Monday, May 21, 2012

Tonight we're gonna party till they shut the club down

I really admire The Bridge on the Drina. So many novels are remarkably similar, which you realize when you read a lot of them. I'm a bit tired of biographical novels, and thus this one was such a breath of fresh air for me. I loved the way it is constructed; having a novel about a bridge rather than a person gives such an interesting perspective and sort of highlights the complex relationship between people and the worlds we create for ourselves.

That said, I was predisposed to like this one going into it, since I have a strange sort of thing for Bosnia. I know this sounds terrible, but let me try to explain. I've been asked multiple times if I am Bosnian, specifically a Bosnian refugee. This has led to me feeling like I should have this connection to Bosnia. Okay, explaining it doesn't really make this sound any better.

Actually, that sort of thing happens to me not infrequently. The most memorable instance was the argument I had with a Parisian in Vienna about how he was certain that I had to be French or perhaps Polish, and that there was no way that I could be American. It was a surprisingly long argument. Different people have provided me with different interpretations about his motivations for this discussion. I maintain that his motivation was that he needed to have his eyesight and hearing checked.

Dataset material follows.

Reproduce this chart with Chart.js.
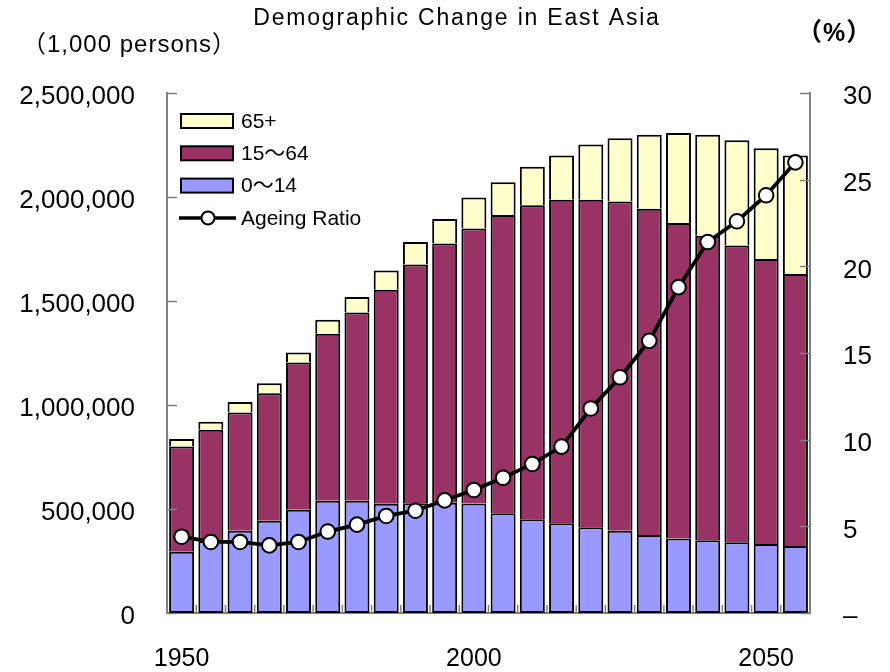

Anyway, a favorite passage from The Bridge on the Drina:
 Men who knew the world and its history often thought that it was a pity that fate had given this woman so narrow and undistinguished a part to play. Had her fate not been what or where it was, who know what this wise and humane woman, who did not think only of herself and who, predatory yet unselfish, beautiful and seductive yet chaste and cold, ran a small town hotel, and emptied the pockets of petty Casanovas, could have been or could have given to the world.